Creativity in physiotherapy
Anyone who lives with, knows, or has trained as an artist will be painfully aware of how lacking in creativity a lot of physiotherapy education and practice is.
My brother is a photographer and a teacher, and I am frequently reminded of how differently he responds to things. Where he often thinks like an artist, I often default to the kinds of design-thinking that Grace Jeffers talks about when she says that "Design thinking is about solving a problem, but art thinking is about feeling your way to a solution" (link).

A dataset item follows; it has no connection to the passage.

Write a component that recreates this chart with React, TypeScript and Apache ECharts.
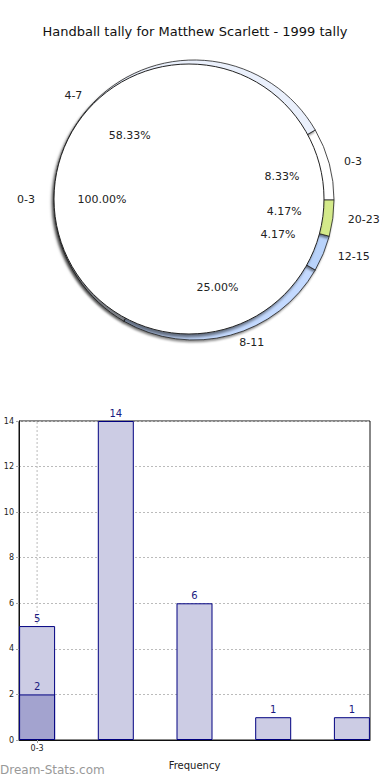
import React, { useEffect, useRef } from "react";
import * as echarts from "echarts";

const TITLE = "Handball tally for Matthew Scarlett - 1999 tally";
const pieInnerNames = ["0-3"];
const pieInnerValues = [24];
const pieOuterNames = ["0-3", "4-7", "8-11", "12-15", "20-23"];
const pieOuterValues = [2, 14, 6, 1, 1];
const pieOuterColors = ["#ffffff", "#eaf0fc", "#c4daff", "#b9d3fb", "#d4ea8a"];

const barPositions = [0, 1, 2, 3, 4];
const barTotals = [5, 14, 6, 1, 1];
const barSub = [2];
const xTickLabels = ["0-3"];
const yTicks = { min: 0, max: 14, interval: 2 };

const FONT = "DejaVu Sans";

export default function App() {
  const ref = useRef<HTMLDivElement>(null);
  useEffect(() => {
    const chart = echarts.init(ref.current!, null, { renderer: "svg" });
    const pctFmt = (p: any) => p.percent.toFixed(2) + "%";
    const innerCenter = [189, 199];
    const outerCenter = [194, 200];
    const gridLine = () => ({ color: "#bbb", type: [2, 2], width: 1 });
    const option: any = {
      animation: false,
      textStyle: { fontFamily: FONT },
      title: {
        text: TITLE,
        left: "center",
        top: 20,
        textStyle: { fontFamily: FONT, fontSize: 13, fontWeight: "normal", color: "#111" },
      },
      graphic: [
        {
          type: "text",
          left: 0,
          top: 764,
          style: { text: "Dream-Stats.com", fill: "#999", font: "12px DejaVu Sans" },
        },
      ],
      grid: {
        left: 19,
        right: 20,
        top: 421,
        bottom: 40,
        containLabel: false,
        outerBoundsMode: "none",
        show: true,
        borderColor: "#111",
        borderWidth: 1,
        backgroundColor: "transparent",
      },
      xAxis: {
        type: "value",
        min: -0.23,
        max: 4.23,
        name: "Frequency",
        nameLocation: "middle",
        nameGap: 20,
        nameTextStyle: { fontSize: 10, color: "#222", fontFamily: FONT },
        axisLine: { show: true, onZero: false, lineStyle: { color: "#111" } },
        axisTick: { show: true, customValues: [0], length: 3, lineStyle: { color: "#999" } },
        axisLabel: {
          customValues: [0],
          formatter: (v: number) => (Math.abs(v) < 1e-9 ? xTickLabels[0] : ""),
          fontSize: 8,
          color: "#222",
          margin: 4,
        },
        splitLine: { show: false },
      },
      yAxis: {
        type: "value",
        min: yTicks.min,
        max: yTicks.max,
        interval: yTicks.interval,
        name: "Handball Tally",
        nameLocation: "middle",
        nameGap: 21,
        nameTextStyle: { fontSize: 10, color: "#222", fontFamily: FONT },
        axisLine: { show: true, onZero: false, lineStyle: { color: "#111" } },
        axisTick: { show: true, length: 3, lineStyle: { color: "#aaa" } },
        axisLabel: { fontSize: 8, color: "#222", margin: 5 },
        splitLine: { show: true, lineStyle: gridLine() },
      },
      series: [
        {
          type: "pie",
          center: outerCenter,
          radius: [60, 140],
          startAngle: 0,
          clockwise: false,
          avoidLabelOverlap: false,
          silent: true,
          z: 1,
          data: pieOuterNames.map((n, i) => ({
            name: n,
            value: pieOuterValues[i],
            itemStyle: { color: pieOuterColors[i] },
          })),
          itemStyle: {
            borderColor: "#222",
            borderWidth: 0.8,
            shadowColor: "rgba(0,0,0,0.45)",
            shadowBlur: 2,
            shadowOffsetX: -1,
            shadowOffsetY: 2,
          },
          label: { show: true, position: "outside", formatter: "{b}", fontSize: 11, color: "#222" },
          labelLine: { show: false, length: 8, length2: 2 },
        },
        {
          type: "pie",
          center: innerCenter,
          radius: [0, 135],
          startAngle: 0,
          clockwise: false,
          avoidLabelOverlap: false,
          silent: true,
          z: 2,
          data: pieInnerNames.map((n, i) => ({ name: n, value: pieInnerValues[i] })),
          itemStyle: {
            color: "#ffffff",
            borderColor: "#222",
            borderWidth: 1,
            shadowColor: "rgba(0,0,0,0.5)",
            shadowBlur: 3,
            shadowOffsetX: -2,
            shadowOffsetY: 3,
          },
          label: { show: true, position: "outside", formatter: "{b}", fontSize: 11, color: "#222" },
          labelLine: { show: false, length: 12, length2: 2 },
        },
        {
          type: "pie",
          center: innerCenter,
          radius: [0, 168],
          startAngle: 0,
          clockwise: false,
          avoidLabelOverlap: false,
          silent: true,
          z: 5,
          data: pieInnerNames.map((n, i) => ({ name: n, value: pieInnerValues[i] })),
          itemStyle: { color: "rgba(0,0,0,0)", borderWidth: 0 },
          label: { show: true, position: "inside", formatter: pctFmt, fontSize: 11, color: "#222" },
        },
        {
          type: "pie",
          center: outerCenter,
          radius: [0, 176],
          startAngle: 0,
          clockwise: false,
          avoidLabelOverlap: false,
          silent: true,
          z: 5,
          data: pieOuterNames.map((n, i) => ({ name: n, value: pieOuterValues[i] })),
          itemStyle: { color: "rgba(0,0,0,0)", borderWidth: 0 },
          label: { show: true, position: "inside", formatter: pctFmt, fontSize: 11, color: "#222" },
        },
        {
          type: "line",
          silent: true,
          symbol: "none",
          z: 1,
          data: [[barPositions[0], yTicks.min], [barPositions[0], yTicks.max]],
          lineStyle: gridLine(),
          itemStyle: { color: "#bbb" },
        },
        {
          type: "bar",
          barWidth: 36,
          z: 2,
          data: barPositions.map((x, i) => [x, barTotals[i]]),
          itemStyle: { color: "#ccccE4", borderColor: "#000080", borderWidth: 1 },
          label: { show: true, position: "top", color: "#1a1a80", fontSize: 10, distance: 3,
            formatter: (p: any) => String(p.value[1]) },
        },
        {
          type: "bar",
          barWidth: 36,
          barGap: "-100%",
          z: 3,
          data: barSub.map((v, i) => [barPositions[i], v]),
          itemStyle: { color: "#a3a3cf", borderColor: "#000080", borderWidth: 1 },
          label: { show: true, position: "top", color: "#1a1a80", fontSize: 10, distance: 3,
            formatter: (p: any) => String(p.value[1]) },
        },
      ],
    };
    chart.setOption(option);
    return () => chart.dispose();
  }, []);
  return (
    <div
      ref={ref}
      style={{ position: "fixed", left: 0, top: 0, width: 390, height: 780, background: "#fff" }}
    />
  );
}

It's not that there's anything particularly wrong with the way physiotherapists are trained to think - there's certainly a lot to be said for the kinds of deductive reasoning that can work out the specific aetiology of a problem and rationalise a response - it's just that this kind of thinking doesn't work that well for more of the kinds of abstract approaches that are increasingly being called for today.
Clinical reasoning is often teleological, meaning that it's orientated to outcomes and goals: it anticipates the end at the very beginning. This is good for 'economic', 'industrial' and instrumental thinking, where the complexity of phenomena are stripped back to component parts. But it's less good for innovative, abstract, exploratory and metaphorical thinking.
And why should this matter? Well, for one thing, there's a lot about physiotherapy that can't be reduced to cause and effect relationships. There are ideas, emotions, inter-subjective beliefs and values, perspectives and desires that can be flattened and disembodied by too much instrumentalism.
We've also seen a call for more creativity and innovation in thinking in recent years - particularly from people in developed countries, where we've come to realise that our future economies will be based much more on the creative industries than the production of goods and services offered cheaper overseas (see this famous example, for instance).
So I really enjoyed reading about this design school's approach to getting students to think like artists rather than designers: to feel their way to their solution, rather than attempt to solve the problem at the outset.
One of the pressures we all face at the moment, is in anticipating how physiotherapy will need to change in the future. Perhaps one response might be to take a leaf from the work of artists, and offer our students, our peers and ourselves the space to be a little more creative, ambiguous, subtle and mysterious?
As the dada art movement showed us - today's ridiculous might well prove to be tomorrow's rudimentary.